ILLINOIS APPELLATE COURT SECOND DISTRICT (2ND DIVISION) REVERSED AND REMANDED.
OPINION FILED OCTOBER 22, 1976.
THE PEOPLE OF THE STATE OF ILLINOIS, PLAINTIFF-APPELLANT,
RALPH JOHN WOLEVER, DEFENDANT-APPELLEE.
APPEAL from the Circuit Court of Boone County; the Hon. DAVID
R. BABB, Judge, presiding.
MR. JUSTICE RECHENMACHER DELIVERED THE OPINION OF THE COURT:
This is an appeal by the State from the judgment of the circuit court of Boone County dismissing an indictment which charged the defendant with committing the offenses of robbery, aggravated battery and theft of property worth over $150.
The indictment was based on acts allegedly committed in Boone County in July of 1973. The defendant was located by the Boone County authorities shortly thereafter in the county jail at Muskegon, Michigan, where he was being held on a charge of "unlawfully driving away an automobile." In an interview at the Muskegon Jail he told the Boone County authorities that he was going to be sent to the penitentiary at Jackson, Michigan.

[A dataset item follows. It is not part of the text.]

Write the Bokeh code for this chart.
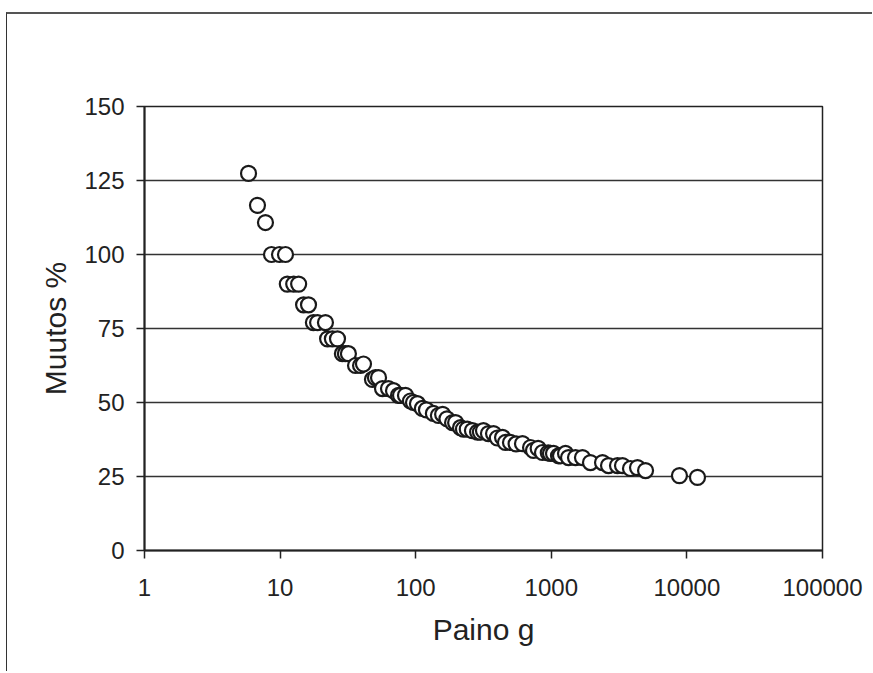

On January 12, 1974, while the defendant was in the penitentiary at Jackson, he received notice of a detainer filed against him by the State of Illinois. The defendant, at his hearing on the motion to dismiss the indictment, testified that when he received the notice of detainer he "and Warden Egeler" (Jackson, Michigan penitentiary warden) signed an extradition form which, the defendant said, was sent to Boone County State's Attorney Maville in January 1974, in which, according to his testimony, the defendant requested a speedy trial on the Illinois charges. The defendant was not indicted on the Illinois charges until August 29, 1974, when an indictment was returned against him for aggravated battery and theft.
On September 6, 1974, the Boone County authorities sent a request to the Jackson penitentiary for temporary custody of the defendant. On September 23 the defendant wrote to the governor of Michigan, with a copy to the Boone County State's Attorney, reading as follows:
"I am writing you in regard to a letter received September 19, 1974, from Mr. Raymond H. Nelson, Bureau of Feild [sic] Services, informing me of Request for Temporary Custody by the State of Illinois.
In January of this year, I issued a statement to the State of Illinois, signed by Warden Egeler requesting a fair and speedy trial or to quash the dispition [sic] of this case citing Criminal Law (MCLA 780.601) Rainey v. Department of Corrections, that a criminal be brought to trial on a untried indictment of a party state within 180 days.
I am again citing this law to you (MCLA 780.601) which was upheld by the Governor of the State of Michigan.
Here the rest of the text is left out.